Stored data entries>
▼▼▼

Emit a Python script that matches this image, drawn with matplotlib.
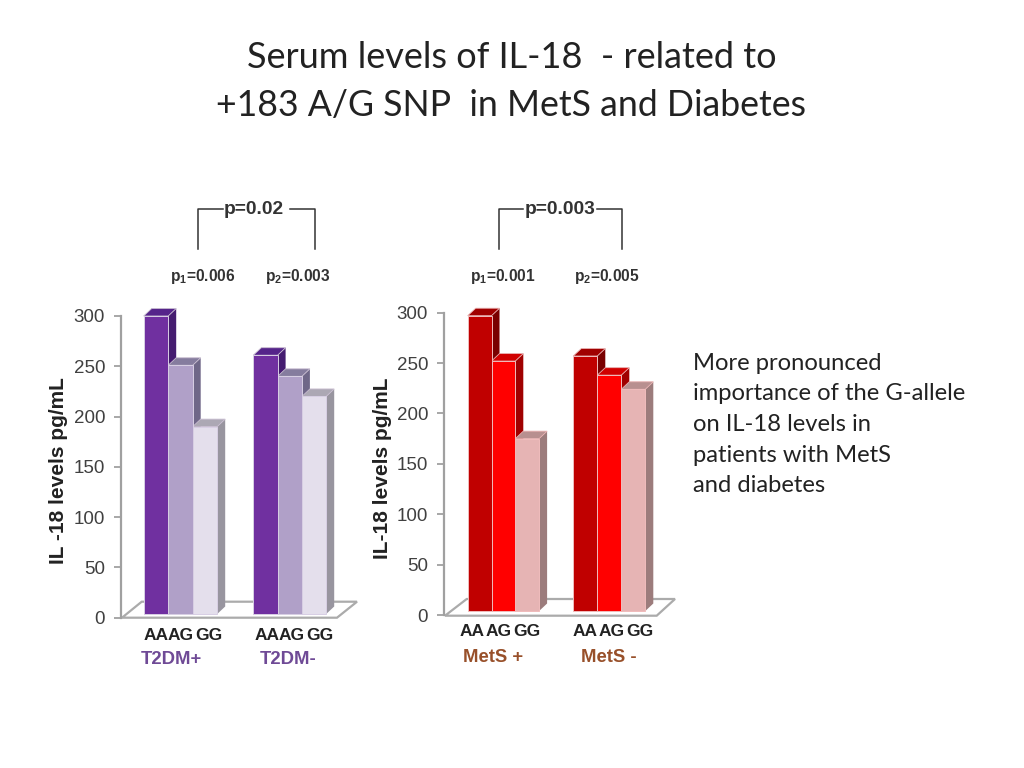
import matplotlib
matplotlib.use("Agg")
import matplotlib.pyplot as plt
from matplotlib.lines import Line2D
from matplotlib.patches import Polygon

plt.rcParams['font.family'] = ['Liberation Sans', 'DejaVu Sans']
plt.rcParams['mathtext.fontset'] = 'custom'
plt.rcParams['mathtext.default'] = 'regular'

W, H = 1024, 768

# values
genotypes = ["AA", "AG", "GG"]
y_ticks = [0, 50, 100, 150, 200, 250, 300]

t2dm_plus = [300, 251, 190]
t2dm_minus = [261, 240, 220]
mets_plus = [297, 252, 175]
mets_minus = [257, 238, 224]

purple_front = ["#7030A0", "#B0A0C8", "#E4DFEC"]
purple_side = ["#451C70", "#6F6788", "#98959F"]
purple_top = ["#55248A", "#857C9E", "#ACA8B4"]
red_front = ["#C00000", "#FF0000", "#E6B4B4"]
red_side = ["#7A0000", "#A00000", "#9C7C7C"]
red_top = ["#A00000", "#D00000", "#B89090"]

fig = plt.figure(figsize=(W / 100, H / 100), dpi=100)
fig.patch.set_facecolor("white")


def fx(x):
    return x / W


def fy(y):
    return 1 - y / H


def label(x, y, s, **kw):
    kw.setdefault("ha", "center")
    kw.setdefault("va", "center")
    fig.text(fx(x), fy(y), s, **kw)


def bracket(x0, x1, x2, x3):
    kw = dict(color="#333333", lw=1.1, transform=fig.transFigure)
    xs = [fx(x0), fx(x0), fx(x1)]
    ys = [fy(249), fy(209), fy(209)]
    fig.add_artist(Line2D(xs, ys, **kw))
    xs = [fx(x2), fx(x3), fx(x3)]
    ys = [fy(209), fy(209), fy(249)]
    fig.add_artist(Line2D(xs, ys, **kw))


def chart(ax_x, y0, y300, floor, bottom_px, groups, front, side, top):
    right = 700
    ax = fig.add_axes([fx(ax_x), fy(y0), fx(right - ax_x), (y0 - y300) / H])
    ax.set_xlim(ax_x, right)
    ax.set_ylim(0, 300)
    ax.patch.set_alpha(0)
    per_px = 300 / (y0 - y300)
    for s in ["top", "right", "bottom"]:
        ax.spines[s].set_visible(False)
    ax.spines["left"].set_color("#a0a0a0")
    ax.spines["left"].set_linewidth(1.6)
    ax.set_xticks([])
    ax.set_yticks(y_ticks)
    ax.tick_params(axis="y", length=5, width=1.3, color="#a0a0a0", pad=6.5,
                   labelsize=13.5, labelcolor="#404040")

    # floor of the 3D box
    fl = [(x, (y0 - y) * per_px) for x, y in floor]
    ax.add_patch(Polygon(fl, closed=True, fc="white", ec="#ababab", lw=1.6,
                         clip_on=False, zorder=1))

    base = (y0 - bottom_px) * per_px
    dx, dy = 8, 7.5 * per_px
    for start, width, values in groups:
        # drawn right to left so nearer bars cover the side of the next
        for i in reversed(range(3)):
            x = start + i * width
            v = values[i]
            ax.add_patch(Polygon([(x + width, base), (x + width + dx, base + dy),
                                  (x + width + dx, v + dy), (x + width, v)],
                                 fc=side[i], ec="none", clip_on=False, zorder=2 + i))
            ax.add_patch(Polygon([(x, v), (x + dx, v + dy), (x + width + dx, v + dy),
                                  (x + width, v)],
                                 fc=top[i], ec="#c8bcd0" if front is purple_front else "#e8b0b0",
                                 lw=0.6, clip_on=False, zorder=2 + i))
            ax.bar(x, v - base, width=width, bottom=base, align="edge", color=front[i],
                   edgecolor="#d8cfe4" if front is purple_front else "#f0bcbc",
                   linewidth=0.7, clip_on=False, zorder=6 - i)
    return ax


chart(121, 617.7, 316, [(122, 617.7), (337, 617.7), (357, 601.7), (141.7, 601.7)], 614,
      [(143.7, 24.5, t2dm_plus), (253.3, 24.3, t2dm_minus)],
      purple_front, purple_side, purple_top)
chart(444, 615, 312.7, [(445, 615.7), (656.7, 615.7), (675, 599), (466.7, 599)], 611,
      [(467.7, 23.8, mets_plus), (573.3, 24, mets_minus)],
      red_front, red_side, red_top)

# title
label(512, 57, "Serum levels of IL-18  - related to", fontsize=26, family="Lato", color="#222222")
label(511, 105, "+183 A/G SNP  in MetS and Diabetes", fontsize=25.7, family="Lato", color="#222222")

# p values
bracket(198, 222.7, 290, 315)
bracket(499, 523, 596.7, 622.3)
label(254, 209, "p=0.02", fontsize=13.8, fontweight="bold", color="#333333")
label(560, 209, "p=0.003", fontsize=13.8, fontweight="bold", color="#333333")
for x, s in [(203, "p$_1$=0.006"), (298, "p$_2$=0.003"), (503, "p$_1$=0.001"), (607, "p$_2$=0.005")]:
    label(x, 276, s, fontsize=11.2, fontweight="bold", color="#333333")

# y labels
label(58, 471, "IL -18 levels pg/mL", rotation=90, fontsize=15, fontweight="bold", color="#222222")
label(383, 468, "IL-18 levels pg/mL", rotation=90, fontsize=15, fontweight="bold", color="#222222")

# genotype and group labels
for xs, y in [([156, 180.7, 208.7], 635), ([266.7, 292, 320], 635),
              ([471.7, 498.7, 526.7], 632), ([585, 612, 640], 632)]:
    for x, g in zip(xs, genotypes):
        label(x, y, g, fontsize=12.5, fontweight="bold", color="#222222")
label(171.7, 659, "T2DM+", fontsize=13.3, fontweight="bold", color="#6F4A96")
label(288, 659, "T2DM-", fontsize=13.3, fontweight="bold", color="#6F4A96")
label(493, 657.5, "MetS +", fontsize=13.3, fontweight="bold", color="#98502A")
label(609, 657.5, "MetS -", fontsize=13.3, fontweight="bold", color="#98502A")

# side note
note = ["More pronounced", "importance of the G-allele", "on IL-18 levels in",
        "patients with MetS", "and diabetes"]
for i, line in enumerate(note):
    label(693, 363 + i * 30.7, line, ha="left", fontsize=17.1, family="Lato", color="#222222")

fig.savefig("out.png", dpi=100)
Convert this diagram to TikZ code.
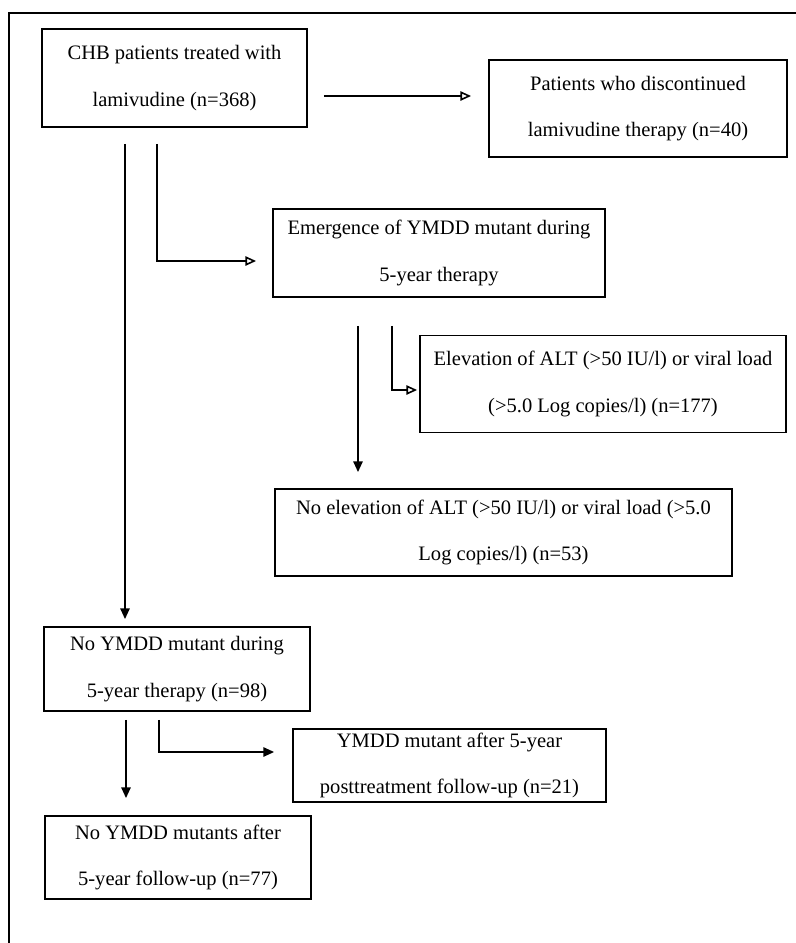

▲▲▲

Task prompt>
Copy each line above containing the string "with".

Task output>
Emit a Python script that matches this image, drawn with matplotlib.
        "patients with MetS", "and diabetes"]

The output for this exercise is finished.